Superior’s turnkey services include the design, manufacture and installation of high-quality modular screening walls, security fences, sound barriers and rail fencing in a variety of colors and textures. Finished on both sides to look like high-quality wood, real brick or hand-laid stone, pre-cast concrete is stronger than any of these options, providing seamless beauty and the ability to withstand harsh wind, soil and thermal movements. It’s impervious to termites and cannot rot or burn. Because pre-cast concrete fencing is modular, it’s also fast and easy to install, move or expand. Maintenance costs are virtually nil; pigment is mixed with the concrete so painting or refinishing is unnecessary.
One other key advantage the pre-cast concrete system offered was height. Superior’s product could be extended above 14 feet without widening the fence’s footprint, while real stone or brick would have required a much wider base.

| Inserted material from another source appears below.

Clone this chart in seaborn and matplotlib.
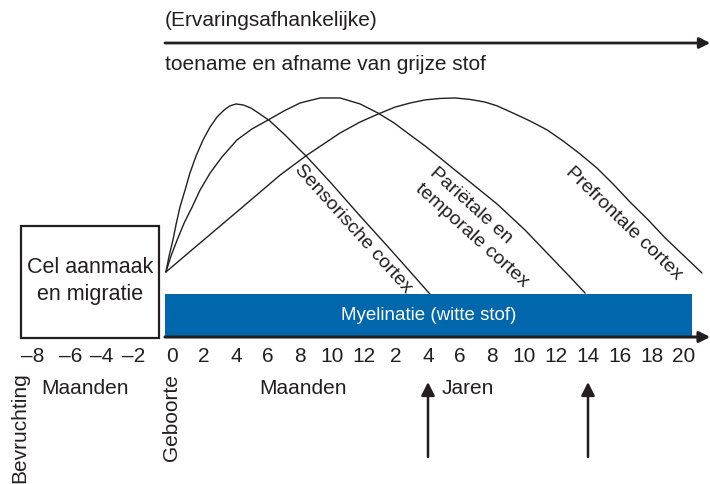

To build above 14 feet and maintain strength, Superior replaced its standard concrete posts with steel I-beams, which allowed them to build higher within the same footprint. The steel posts conform to ASTM A615, grade 40. The panels attain a strength of 5,000 psi at 28 days. Superior’s noise-reduction characteristics are equivalent to masonry as a reflective sound barrier.
The area residents chose Superior’s “Ledgestone” finish in a Pueblo color, which simulates natural stonework. Superior also integrated two custom double truck gates at either entrance to the station, which were mounted on special hinges to support their weight. Each truck gate incorporated a smaller pedestrian gate that allows workers to enter without having to open the larger truck gates. The entire fence project was completed in approximately 62 working days.
Kallaur said UI opted to further soften the substation’s exterior by surrounding it with Mountbatten Juniper trees, which when mature, will help camouflage the facility.
“Our experience (with Superior Concrete) was very positive,” said Kallaur. “Our goal is to build substations to the requirements that are ordered. Superior worked very well with us, and they did an outstanding job.”